For Roessner, the class is personal. As a teenager playing guitar and writing his own songs, Roessner looked to Dylan for inspiration.
“He is such a profoundly important songwriter; his catalogue is so astonishing and so influential that you can’t doubt his talent or cultural significance,” Roessner said.
His course will focus on Dylan’s life and how he became what many have called “the spokesman of a generation.” With its focus on literary studies, the class asks students to pay particular attention to his lyrics, which to this day, evoke themes and emotions central to the consciousness of the country.
His songs often delved into complex social and political issues, making him a voice for change and, at times, a symbol of rebellion.
“He always seems to show up at the center of big moments—like Forest Gump,” said Roessner, who recalls that the 21-year-old Dylan performed during the March on Washington for Jobs and Freedom in August 1963 when Martin Luther King, Jr., delivered his “I Have a Dream” speech.
Amazingly, Roessner said, despite a legacy that includes 40 studio albums and counting, Dylan has had only one top single: that was in April of 2020 with “Murder Most Foul,” a 17-minute epic about the JFK assassination. He has, however, hit No. 1 eight times on the album charts.
Not surprisingly, Dylan’s songs have been covered by many other artists, who took his songwriting, lyricism, and storytelling to the top of the popular music charts.
In 1963, Peter Paul & Mary reached No. 2 in the charts with this anthemic protest single:
Blowin’ in the Wind
How many roads must a man walk down
Before you call him a man?
How many seas must a white dove sail
Before she sleeps in the sand?
Yes, and how many times must the cannonballs fly
Before they're forever banned?
The answer, my friend, is blowin' in the wind
The answer is blowin' in the wind.
And in 1965, The Byrds scored a No. 1 single with one of Dylan’s most iconic songs, Mr. Tambourine Man, giving Dylan’s poetic lyrics a jangling, electric setting and helping launch the entirely new genre of folk rock.
Mr. Tambourine Man
Hey, Mr. Tambourine Man, play a song for me
I'm not sleepy and there is no place I'm going to
Hey, Mr.

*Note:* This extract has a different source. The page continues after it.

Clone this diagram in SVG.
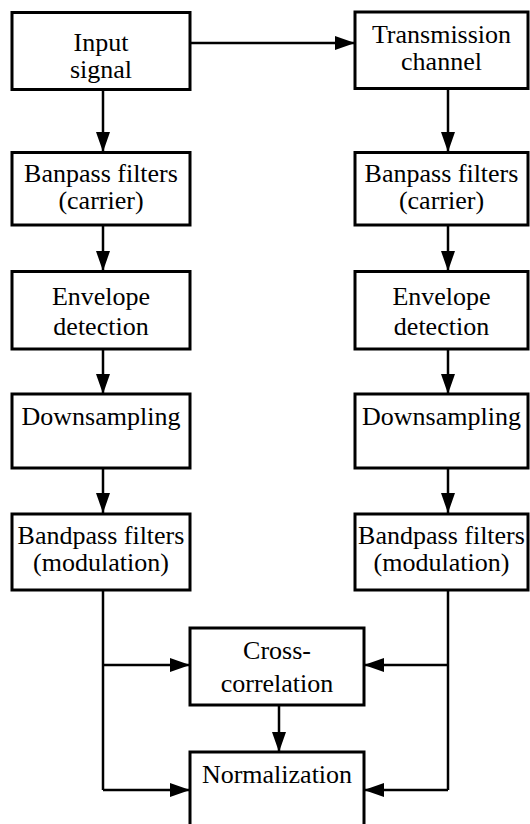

Tambourine Man, play a song for me
In the jingle jangle morning I'll come following you.
Admittedly, Roessner said, covering the prolific career of a “folk singer, poet, provocateur, sixties icon, chameleon, and artist,” will take some doing in the semester’s 12 short weeks, but one thing is certain: “I want my students to understand how a masterful songwriter crafts his lyrics and melodies and themes to achieve what we can only call ‘great art’.”